A coupling feature (including a complementary coupling feature) as described herein can allow one or more components and/or portions of a liquid tight electrical housing (e.g., a coupling component, a housing body piece) to become mechanically and/or electrically coupled, directly or indirectly, to another portion of the liquid tight electrical housing. A coupling feature can include, but is not limited to, a portion of a hinge, an aperture, a recessed area, a protrusion, a slot, a spring clip, a tab, a detent, and mating threads. One portion of a liquid tight electrical housing can be coupled to another portion of the liquid tight electrical housing by the direct use of one or more coupling features.

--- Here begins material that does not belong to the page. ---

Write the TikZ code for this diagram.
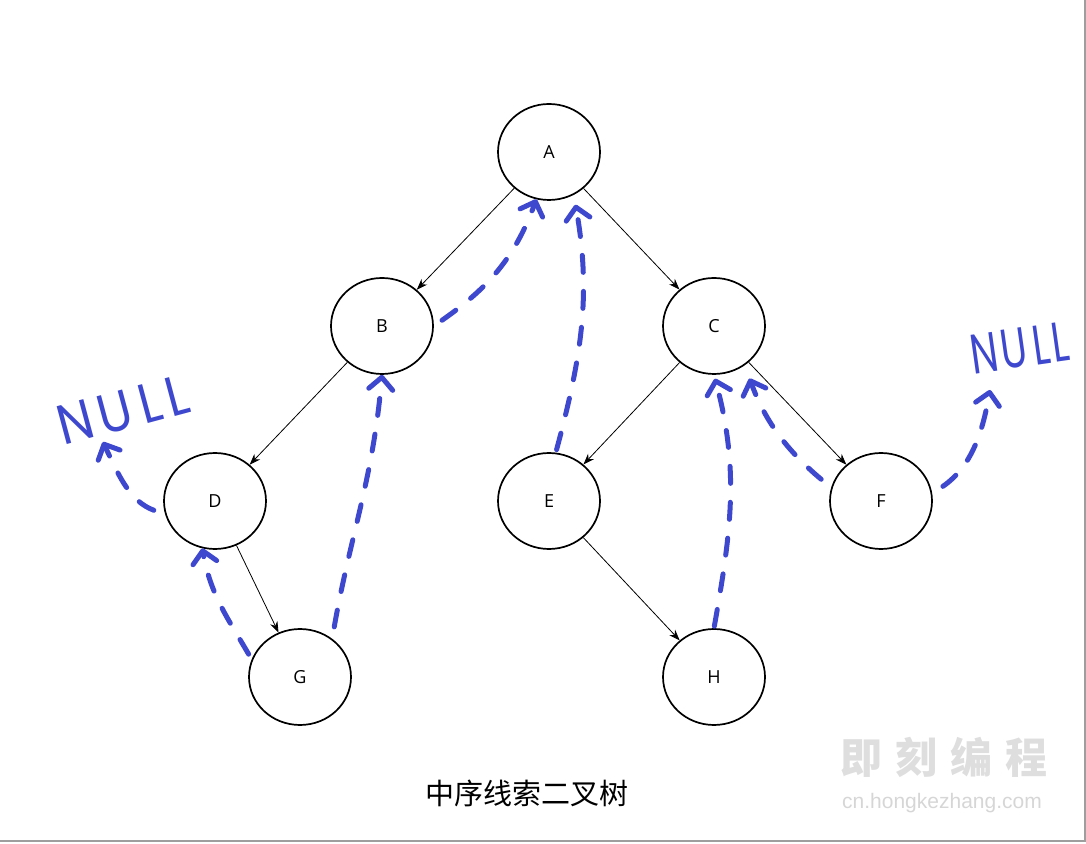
\documentclass[tikz,border=0pt]{standalone}
\usepackage{fontspec}
\setmainfont{Open Sans}
\newfontfamily\cjkfont{Noto Sans CJK SC}
\newfontfamily\handfont{Poppins}
\newfontfamily\webfont{Liberation Sans}
\usetikzlibrary{arrows.meta,shapes.geometric}
\definecolor{threadblue}{RGB}{62,72,206}

\begin{document}
\begin{tikzpicture}[x=1pt,y=1pt,
  vertex/.style={ellipse,draw,line width=1.7pt,minimum width=102pt,minimum height=96pt,
                 inner sep=0pt,font=\fontsize{18}{20}\selectfont},
  link/.style={-{Stealth[length=11pt,width=8pt]},line width=0.8pt},
  thread/.style={draw=threadblue,line width=5pt,line cap=round,dash pattern=on 17pt off 19pt,
                 -{Straight Barb[length=12pt,width=24pt,round]}},
  nulltext/.style={text=threadblue,font=\handfont\fontsize{56}{56}\selectfont,inner sep=0pt}]
  \useasboundingbox (0,0) rectangle (1086,843);
  \draw[black!38,line width=2pt] (1085,843) -- (1085,2) -- (0,2);

  % tree
  \node[vertex] (A) at (549,691) {A};
  \node[vertex] (B) at (382,517) {B};
  \node[vertex] (C) at (714,517) {C};
  \node[vertex] (D) at (215,342) {D};
  \node[vertex] (E) at (549,342) {E};
  \node[vertex] (F) at (881,342) {F};
  \node[vertex] (G) at (300,166) {G};
  \node[vertex] (H) at (714,166) {H};
  \foreach \a/\b in {A/B,A/C,B/D,C/E,C/F,D/G,E/H}
    \draw[link] (\a) -- (\b);

  % threads
  \node[nulltext,rotate=15,xscale=0.9] (nullL) at (123,433) {N\hspace{6pt}U\hspace{10pt}L\hspace{6pt}L};
  \node[nulltext,rotate=8,xscale=0.7] (nullR) at (1020,495) {N\hspace{4pt}U\hspace{8pt}L\hspace{4pt}L};
  \coordinate (nullLtip) at (103,401);
  \coordinate (nullRtip) at (990,453);
  \draw[thread,shorten <=12pt] (D.195) to[out=160,in=-65] (nullLtip);
  \draw[thread,shorten <=6pt] (G.160) to[out=120,in=-80] (D.255);
  \draw[thread,shorten <=12pt] (G.50) to[out=80,in=-95] (B.south);
  \draw[thread,shorten <=10pt] (B.east) to[out=35,in=-110] (A.255);
  \draw[thread,shorten <=3pt,shorten >=10pt] (E.82) to[out=75,in=-80] (A.-60);
  \draw[thread,shorten <=2pt,shorten >=4pt] (H.north) to[out=80,in=-75] (C.south);
  \draw[thread,shorten <=13pt,shorten >=14pt] (F.165) to[out=140,in=-70] (C.-52);
  \draw[thread,shorten <=13pt] (F.8) to[out=35,in=-100] (nullRtip);

  % caption and mark
  \node[font=\cjkfont\fontsize{29}{30}\selectfont] (title) at (527,50) {中序线索二叉树};
  \node[font=\cjkfont\bfseries\fontsize{42}{44}\selectfont,text=black!13] (mark) at (944,86)
       {即\hspace{13pt}刻\hspace{13pt}编\hspace{13pt}程};
  \node[font=\webfont\fontsize{21}{22}\selectfont,text=black!16] (site) at (942,40) {cn.hongkezhang.com};
\end{tikzpicture}
\end{document}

In addition, or in the alternative, a portion of an example liquid tight electrical housing can be coupled to another portion of the liquid tight electrical housing using one or more independent devices that interact with one or more coupling features disposed on a component of the liquid tight electrical housing. Examples of such devices can include, but are not limited to, a pin, a hinge, a fastening device (e.g., a bolt, a screw, a rivet), epoxy, solder, welding material, and a spring. One coupling feature described herein can be the same as, or different than, one or more other coupling features described herein. A complementary coupling feature as described herein can be a coupling feature that mechanically couples, directly or indirectly, with another coupling feature.

In certain example embodiments, liquid tight electrical housings are subject to meeting certain standards and/or requirements. Examples of entities that set and/or maintain standards that can apply to liquid tight electrical housings can include, but are not limited to, the National Electric Code (NEC), the National Electrical Manufacturers Association (NEMA), the Institute of Electrical and Electronics Engineers (IEEE), and Underwriters' Laboratories (UL).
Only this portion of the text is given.